How Do You Define Improvement?
This is super hard to think about because everyone wants to be sure they are improving. If you’re using a very specific device like a power meter, checking improvement is very easy because you can see the numbers go up or down based off of your effort.
This is also true for using a gps or pace device on a fixed course. If you cover 3.1 miles in less time… you ran faster. It’s pretty simple. Inside Endurance Nation were looking for that functional improvement: you moving your body faster down the road. Those of you who don’t have a power or pace device will most likely use something like a heart rate monitor. While you’ll be using a heart rate as a tool to gauge your effort, higher or lower heart rate numbers are not the outcomes of the test that you are looking for.
We still want you to track the time it took you to run or ride the distance. I still want you to know what your paces were so that you can determine whether or not you did more work. If you did a 40-minute heart rate test on an indoor trainer in Week One and you traveled 10 miles… and in Week Eight you traveled 11.3 miles, then you are fitter regardless of what the heart rate number says. That is the most important thing!

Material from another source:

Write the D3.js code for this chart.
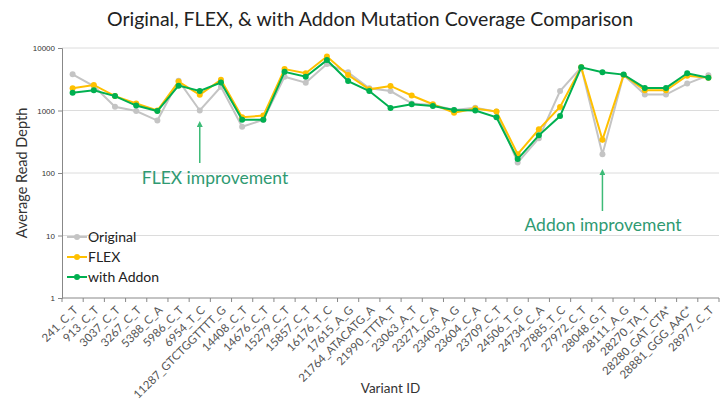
<!DOCTYPE html>
<html>
<head>
<meta charset="utf-8">
<script src="https://cdn.jsdelivr.net/npm/d3@7"></script>
<style>
  body { margin: 0; background: #fff; }
  svg { display: block; font-family: Lato, "Open Sans", sans-serif; }
</style>
</head>
<body>
<svg width="727" height="400"></svg>
<script>
const variants = [
  "241_C_T", "913_C_T", "3037_C_T", "3267_C_T", "5388_C_A", "5986_C_T", "6954_T_C",
  "11287_GTCTGGTTTT_G", "14408_C_T", "14676_C_T", "15279_C_T", "15857_C_T", "16176_T_C",
  "17615_A_G", "21764_ATACATG_A", "21990_TTTA_T", "23063_A_T", "23271_C_A", "23403_A_G",
  "23604_C_A", "23709_C_T", "24506_T_G", "24734_C_A", "27885_T_C", "27972_C_T",
  "28048_G_T", "28111_A_G", "28270_TA_T", "28280_GAT_CTA*", "28881_GGG_AAC*", "28977_C_T"
];

const original = [3800, 2460, 1150, 980, 690, 3000, 1000, 2400, 550, 710, 3470,
  2790, 5550, 4080, 2270, 2050, 1300, 1230, 1020, 1110, 960,
  147, 360, 2050, 4900, 200, 3700, 1800, 1800, 2700, 3650];
const flex = [2270, 2560, 1700, 1300, 1000, 2900, 1780, 3100, 780, 830, 4600,
  3940, 7300, 3700, 2180, 2470, 1740, 1260, 920, 1080, 960,
  200, 500, 1140, 4900, 340, 3700, 2100, 2100, 3600, 3330];
const addon = [1930, 2100, 1700, 1200, 980, 2500, 2050, 2800, 710, 710, 4150,
  3470, 6400, 2960, 2050, 1100, 1260, 1180, 1020, 1000, 780,
  167, 400, 815, 4900, 4080, 3750, 2300, 2300, 3950, 3330];

const yTicks = [1, 10, 100, 1000, 10000];

const series = [
  { name: "Original", values: original, color: "#c4c4c4" },
  { name: "FLEX", values: flex, color: "#ffc000" },
  { name: "with Addon", values: addon, color: "#00b050" }
];

const svg = d3.select("svg");
const plotLeft = 62, plotRight = 719, plotTop = 48, plotBottom = 298;

const x = d3.scaleBand().domain(variants).range([plotLeft, plotRight]);
const y = d3.scaleLog().domain([1, 10000]).range([plotBottom, plotTop]);

// title
svg.append("text")
  .attr("x", 370).attr("y", 26)
  .attr("text-anchor", "middle")
  .attr("font-size", 19.5)
  .attr("fill", "#222")
  .text("Original, FLEX, & with Addon Mutation Coverage Comparison");

// grid lines
svg.append("g")
  .selectAll("line")
  .data(yTicks.slice(1))
  .enter().append("line")
  .attr("x1", plotLeft).attr("x2", plotRight)
  .attr("y1", d => y(d)).attr("y2", d => y(d))
  .attr("stroke", "#dcdcdc").attr("stroke-width", 1);

// y axis
const yAxis = d3.axisLeft(y).tickValues(yTicks).tickFormat(d3.format("d")).tickSize(4);
const gy = svg.append("g")
  .attr("transform", `translate(${plotLeft},0)`)
  .call(yAxis);
gy.select(".domain").attr("stroke", "#888");
gy.selectAll(".tick line").attr("stroke", "#888");
gy.selectAll("text").attr("font-size", 8).attr("fill", "#333").attr("font-family", "Liberation Sans, sans-serif");

// x axis - ticks at category boundaries
const gx = svg.append("g")
  .attr("transform", `translate(0,${plotBottom})`);
gx.append("line")
  .attr("x1", plotLeft).attr("x2", plotRight)
  .attr("stroke", "#888");
gx.selectAll(".tk")
  .data(variants.concat(["_end"]))
  .enter().append("line")
  .attr("class", "tk")
  .attr("x1", (d, i) => plotLeft + i * x.bandwidth())
  .attr("x2", (d, i) => plotLeft + i * x.bandwidth())
  .attr("y1", 0).attr("y2", 4)
  .attr("stroke", "#888");
gx.selectAll("text")
  .data(variants)
  .enter().append("text")
  .attr("transform", d => `translate(${x(d) + x.bandwidth() / 2 + 3},${10}) rotate(-45)`)
  .attr("text-anchor", "end")
  .attr("dy", "0.35em")
  .attr("font-size", 11.5)
  .attr("fill", "#555")
  .text(d => d);

// axis titles
svg.append("text")
  .attr("transform", `translate(27,${(plotTop + plotBottom) / 2}) rotate(-90)`)
  .attr("text-anchor", "middle")
  .attr("font-size", 14.5)
  .attr("fill", "#333")
  .text("Average Read Depth");

svg.append("text")
  .attr("x", (plotLeft + plotRight) / 2).attr("y", 393)
  .attr("text-anchor", "middle")
  .attr("font-size", 13.5)
  .attr("fill", "#333")
  .text("Variant ID");

// lines and markers
const line = d3.line()
  .x((d, i) => x(variants[i]) + x.bandwidth() / 2)
  .y(d => y(d));

series.forEach(s => {
  svg.append("path")
    .datum(s.values)
    .attr("d", line)
    .attr("fill", "none")
    .attr("stroke", s.color)
    .attr("stroke-width", 2);
  svg.append("g")
    .selectAll("circle")
    .data(s.values)
    .enter().append("circle")
    .attr("cx", (d, i) => x(variants[i]) + x.bandwidth() / 2)
    .attr("cy", d => y(d))
    .attr("r", 3)
    .attr("fill", s.color);
});

// legend
const legend = svg.append("g").attr("transform", "translate(67,237)");
series.forEach((s, i) => {
  const g = legend.append("g").attr("transform", `translate(0,${i * 20})`);
  g.append("line").attr("x1", 0).attr("x2", 20).attr("stroke", s.color).attr("stroke-width", 2);
  g.append("circle").attr("cx", 10).attr("r", 3).attr("fill", s.color);
  g.append("text").attr("x", 21).attr("dy", "0.35em")
    .attr("font-size", 14).attr("fill", "#222").text(s.name);
});

// annotations
const annoColor = "#2f9a72";
svg.append("defs").append("marker")
  .attr("id", "arrow")
  .attr("viewBox", "0 0 10 10")
  .attr("refX", 5).attr("refY", 5)
  .attr("markerWidth", 4).attr("markerHeight", 4)
  .attr("orient", "auto-start-reverse")
  .append("path").attr("d", "M0,0 L10,5 L0,10 z").attr("fill", "#3dbb77");

const annos = [
  { label: "FLEX improvement", idx: 6, textX: 215, textY: 184, y1: 163, y2: 124 },
  { label: "Addon improvement", idx: 25, textX: 603, textY: 231, y1: 211, y2: 172 }
];
annos.forEach(a => {
  const cx = x(variants[a.idx]) + x.bandwidth() / 2;
  svg.append("line")
    .attr("x1", cx).attr("x2", cx)
    .attr("y1", a.y1).attr("y2", a.y2)
    .attr("stroke", "#3dbb77").attr("stroke-width", 1.5)
    .attr("marker-end", "url(#arrow)");
  svg.append("text")
    .attr("x", a.textX).attr("y", a.textY)
    .attr("text-anchor", "middle")
    .attr("font-size", 17.5)
    .attr("fill", annoColor)
    .text(a.label);
});
</script>
</body>
</html>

Testing is not only an important part of how you manage your training, but also provides you with a window for opportunity in recovery. It will give you insight as to whether or not you are absorbing your training and continuing to progress. If your test results stagnate and they map with how you feel about training (disinterested, tired, etc.), then this is a great opportunity to have a conversation with your coach about how to adjust things to continue to see improvement. It’s very easy to get tied into the subjective elements of her workouts, and frequent testing allows us to break through that barrier and use our own personal data for maximum results.